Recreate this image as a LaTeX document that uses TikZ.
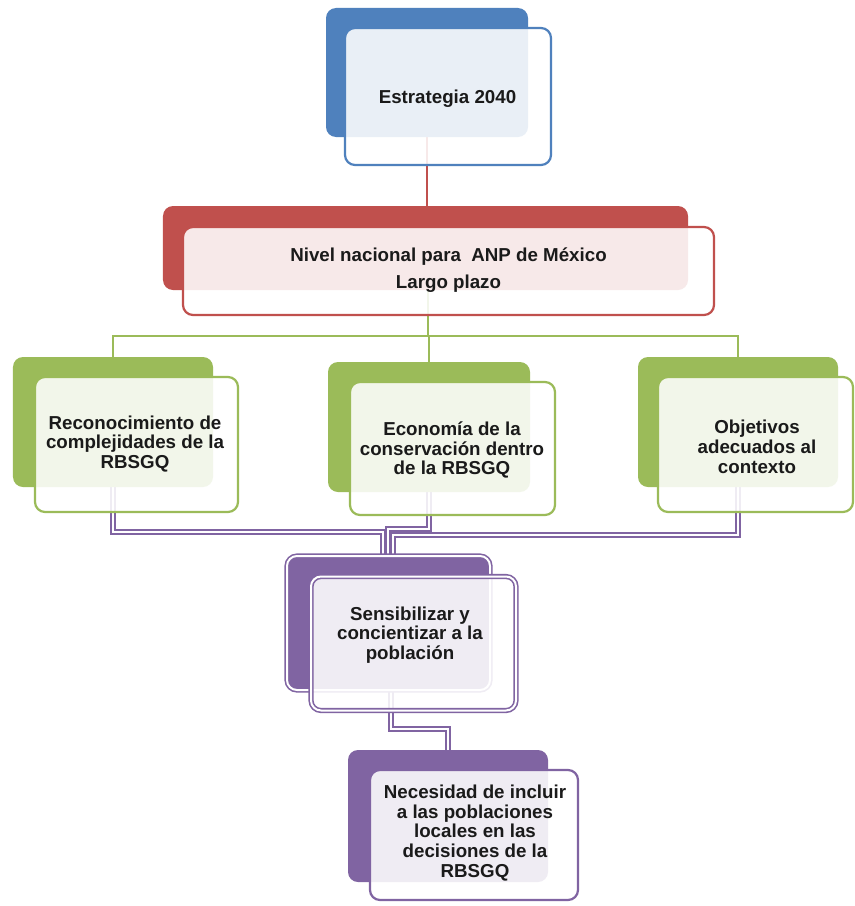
\documentclass[tikz,border=0pt]{standalone}
\usepackage{fontspec}
\setmainfont{Liberation Sans}
\definecolor{cblue}{HTML}{4F81BD}
\definecolor{cred}{HTML}{C0504D}
\definecolor{cgreen}{HTML}{9BBB59}
\definecolor{cpurple}{HTML}{8064A2}
\definecolor{ctext}{HTML}{1A1A1A}
\newcommand\boxfont{\bfseries\fontsize{18.8}{19.8}\selectfont\lineskiplimit=-20pt\lineskip=0pt}
\pgfdeclarelayer{paper}
\pgfdeclarelayer{links}
\pgfsetlayers{paper,links,main}
\tikzset{
  backbox/.style={rectangle, rounded corners=10bp, fill=#1, draw=none, inner sep=0pt},
  frontbox/.style={rectangle, rounded corners=10bp, draw=#1, line width=2.2bp,
    fill=white, fill opacity=0.88, inner sep=0pt},
  lbl/.style={text=ctext, align=center, font=\boxfont, inner sep=0pt},
  link/.style={draw=#1, line width=2.2bp},
  dlink/.style={draw=cpurple, line width=1.6bp, double=white, double distance=2.2bp},
  dbox/.style={double=white, double distance=2bp, line width=1.6bp, draw=cpurple},
}
\begin{document}
\begin{tikzpicture}[x=1bp, y=-1bp]
\useasboundingbox (0,0) rectangle (855,906);
\begin{pgfonlayer}{paper}
  \fill[white] (0,0) rectangle (855,906);
\end{pgfonlayer}

% ---- back shapes -------------------------------------------------
\node[backbox=cblue,   minimum width=202bp, minimum height=129bp] (topbk) at (427,72.5) {};
\node[backbox=cred,    minimum width=525bp, minimum height=84bp]  (redbk) at (425.5,248) {};
\node[backbox=cgreen,  minimum width=200bp, minimum height=130bp] (g1bk)  at (113,422) {};
\node[backbox=cgreen,  minimum width=202bp, minimum height=130bp] (g2bk)  at (429,427) {};
\node[backbox=cgreen,  minimum width=200bp, minimum height=130bp] (g3bk)  at (738,422) {};
\node[backbox=cpurple, dbox, minimum width=203bp, minimum height=134bp] (p1bk) at (388.5,623) {};
\node[backbox=cpurple, minimum width=200bp, minimum height=132bp] (p2bk)  at (448,816) {};

% ---- connectors, kept beneath every panel -------------------------
\coordinate (gbus) at (428,336);
\coordinate (plft) at (383,532);
\coordinate (pmid) at (388,529);
\coordinate (prgt) at (393,535);
\coordinate (pbot) at (391,729);

\begin{pgfonlayer}{links}
  \draw[link=cred]   (topbk.center) -- (topbk.center |- redbk.center);
  \draw[link=cgreen] (redbk.center -| gbus) -- (gbus) -| (g1bk.center);
  \draw[link=cgreen] (gbus) -| (g3bk.center);
  \draw[link=cgreen] (gbus) -| (g2bk.center);
  \draw[dlink] (g1bk.center) |- (plft) -- (plft |- p1bk.center);
  \draw[dlink] (g2bk.center) |- (pmid) -- (pmid |- p1bk.center);
  \draw[dlink] (g3bk.center) |- (prgt) -- (prgt |- p1bk.center);
  \draw[dlink] (p1bk.center -| pbot) -- (pbot) -| (p2bk.center);
\end{pgfonlayer}

% ---- front panels --------------------------------------------------
\node[frontbox=cblue,   minimum width=206bp, minimum height=137bp] (topfr) at (448,96.5) {};
\node[frontbox=cred,    minimum width=531bp, minimum height=88bp]  (redfr) at (448.5,271) {};
\node[frontbox=cgreen,  minimum width=203bp, minimum height=135bp] (g1fr)  at (136.5,444.5) {};
\node[frontbox=cgreen,  minimum width=205bp, minimum height=133bp] (g2fr)  at (452.5,448.5) {};
\node[frontbox=cgreen,  minimum width=195bp, minimum height=135bp] (g3fr)  at (755.5,444.5) {};
\node[frontbox=cpurple, dbox, fill=white, minimum width=205bp, minimum height=134bp] (p1fr) at (413.5,643.5) {};
\node[frontbox=cpurple, minimum width=208bp, minimum height=130bp] (p2fr)  at (474,835) {};

% ---- texts ---------------------------------------------------------
\node[lbl] (topt) at (447.5,99) {Estrategia 2040};
\node[lbl] (redt) at (448.5,270) {Nivel nacional para\ \ ANP de México\\[8bp]Largo plazo};
\node[lbl] (g1t)  at (135,444) {Reconocimiento de\\complejidades de la\\RBSGQ};
\node[lbl] (g2t)  at (452,450) {Economía de la\\conservación dentro\\de la RBSGQ};
\node[lbl] (g3t)  at (757,447) {Objetivos\\adecuados al\\contexto};
\node[lbl] (p1t)  at (410,635) {Sensibilizar y\\concientizar a la\\población};
\node[lbl] (p2t)  at (475,833) {Necesidad de incluir\\a las poblaciones\\locales en las\\decisiones de la\\RBSGQ};
\end{tikzpicture}
\end{document}
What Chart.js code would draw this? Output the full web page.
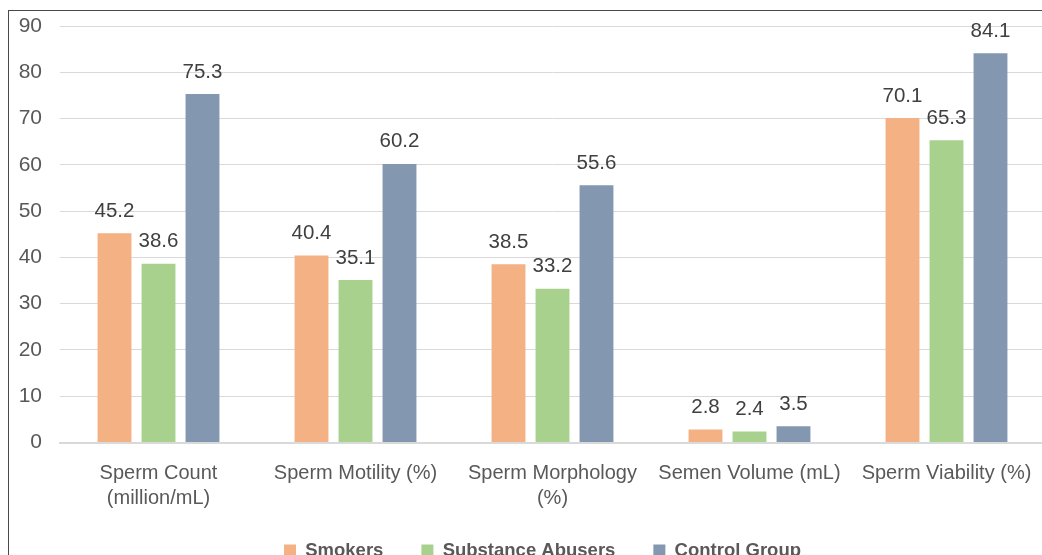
<!DOCTYPE html>
<html>
<head>
<meta charset="utf-8">
<script src="https://cdn.jsdelivr.net/npm/chart.js@4/dist/chart.umd.min.js"></script>
<style>
  html, body { margin: 0; padding: 0; background: #fff; }
  body { width: 1042px; height: 555px; overflow: hidden; position: relative; }
  #frame { position: absolute; left: 8px; top: 10px; width: 1200px; height: 700px;
           border-left: 1px solid #4a4a4a; border-top: 1px solid #4a4a4a; }
  #chart { position: absolute; left: 10px; top: 11px; }
</style>
</head>
<body>
<div id="frame"></div>
<canvas id="chart" width="1050" height="570"></canvas>
<script>
// Semen parameters by group
const categories = [
  ['Sperm Count', '(million/mL)'],
  'Sperm Motility (%)',
  ['Sperm Morphology', '(%)'],
  'Semen Volume (mL)',
  'Sperm Viability (%)'
];
const smokers = [45.2, 40.4, 38.5, 2.8, 70.1];
const substanceAbusers = [38.6, 35.1, 33.2, 2.4, 65.3];
const controlGroup = [75.3, 60.2, 55.6, 3.5, 84.1];
const yTicks = [0, 10, 20, 30, 40, 50, 60, 70, 80, 90];

const FONT = '"Liberation Sans", Arial, sans-serif';

// Writes each bar's value just above it
const valueLabels = {
  id: 'valueLabels',
  afterDatasetsDraw(chart) {
    const ctx = chart.ctx;
    ctx.save();
    ctx.font = '20.5px ' + FONT;
    ctx.fillStyle = '#404040';
    ctx.textAlign = 'center';
    ctx.textBaseline = 'alphabetic';
    chart.data.datasets.forEach((ds, i) => {
      const meta = chart.getDatasetMeta(i);
      meta.data.forEach((bar, j) => {
        ctx.fillText(ds.data[j].toFixed(1), bar.x, bar.y - 16.5);
      });
    });
    ctx.restore();
  }
};

// Centres the legend under the whole frame and pulls it up under the axis labels
const legendShift = {
  id: 'legendShift',
  afterLayout(chart) {
    const lg = chart.legend;
    if (lg) {
      lg.left += 15; lg.right += 15;
      lg.top -= 11.25; lg.bottom -= 11.25;
    }
  }
};

new Chart(document.getElementById('chart'), {
  type: 'bar',
  data: {
    labels: categories,
    datasets: [
      { label: 'Smokers', data: smokers, backgroundColor: '#F4B183' },
      { label: 'Substance Abusers', data: substanceAbusers, backgroundColor: '#A9D18E' },
      { label: 'Control Group', data: controlGroup, backgroundColor: '#8497B0' }
    ]
  },
  options: {
    responsive: false,
    animation: false,
    devicePixelRatio: 1,
    layout: { padding: { left: 0, right: 15, top: 15, bottom: 0 } },
    datasets: { bar: { categoryPercentage: 0.67, barPercentage: 0.77 } },
    scales: {
      x: {
        grid: { display: false, drawTicks: false },
        border: { color: '#d9d9d9', width: 2 },
        ticks: { color: '#595959', font: { family: FONT, size: 20, lineHeight: 1.22 }, padding: 19, maxRotation: 0, autoSkip: false },
        afterFit(scale) { scale.height = 72; }
      },
      y: {
        min: 0, max: 90,
        afterBuildTicks(scale) { scale.ticks = yTicks.map(v => ({ value: v })); },
        grid: { color: '#d9d9d9', lineWidth: 1, drawTicks: true, tickLength: 18, tickColor: 'rgba(0,0,0,0)' },
        border: { display: false },
        ticks: { color: '#595959', font: { family: FONT, size: 21 }, padding: 0 },
        afterFit(scale) { scale.width = 50; }
      }
    },
    plugins: {
      legend: {
        position: 'bottom',
        labels: {
          boxWidth: 12, boxHeight: 12, padding: 38,
          color: '#595959',
          font: { family: FONT, size: 18.5, weight: 'bold' }
        }
      },
      tooltip: { enabled: false }
    }
  },
  plugins: [valueLabels, legendShift]
});
</script>
</body>
</html>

● BRIEF
Only a number is wanted: how many lines contain "this"?

● SOLUTION
2